Game Changer

The Art World Star Breaking the Gallery Model

London sculptor Conrad Shawcross is finding new ways to support his work.
Illustration: Sam Kerr

Conrad Shawcross’s rise in the British art world was unprecedented, beginning with his 2003 debut, a wooden machine that slowly wound threads into yarn. It was quickly acquired by the mega-­collector Charles Saatchi. A year later, at the age of 25, Shawcross cold-called Victoria Miro, arguably one of London’s most important dealers. “I got a meeting, and two weeks later she took me on,” he says. In 2013 he was inducted into London’s Royal Academy of Art, the youngest person ever to achieve the honor.
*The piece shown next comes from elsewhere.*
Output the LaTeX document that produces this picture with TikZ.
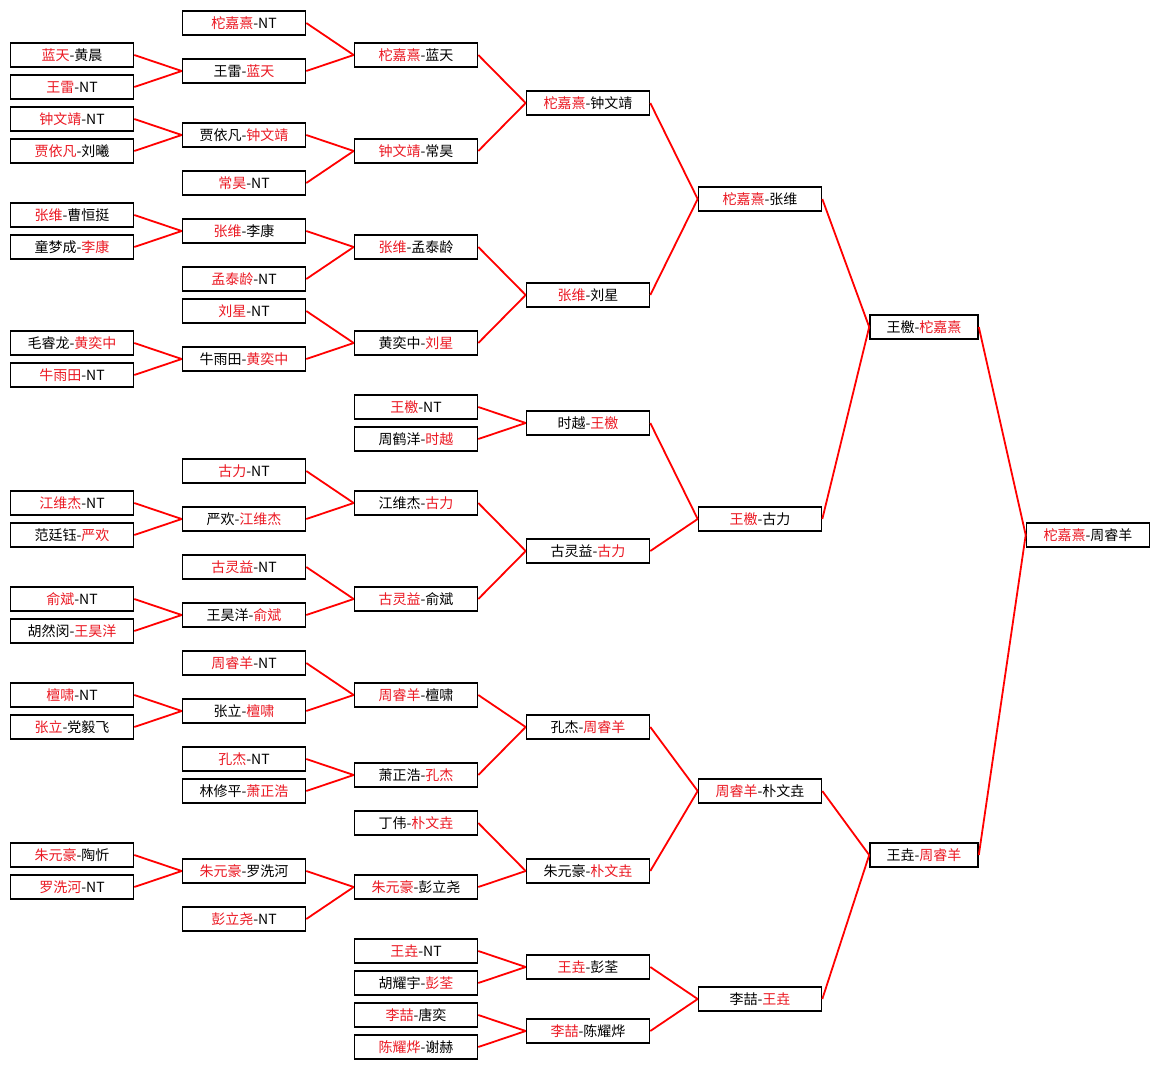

Now that he’s 40, Shawcross, the child of historians William Shawcross (the official biographer of Queen Elizabeth the Queen Mother) and Marina Warner, is aging out of his status as a wunderkind. In his own telling, the ambition and scope of his practice reflect his growing maturity. His latest work, a 52-foot-wide set of sails currently suspended from the ceiling of St. Pancras train station, is deliberately less ­whimsical. He’s also come to rely less on ­galleries to fund his ­projects and instead is focused on ­cultivating corporate and public patronage. With the art world wringing its hands over the rapid commercialization of young talent, Shawcross’s model could point to a viable alternative to the current collector-dealer-­artist model. “It really became about how to get things made,” he says. “It’s about how to get people to be enthused about helping.”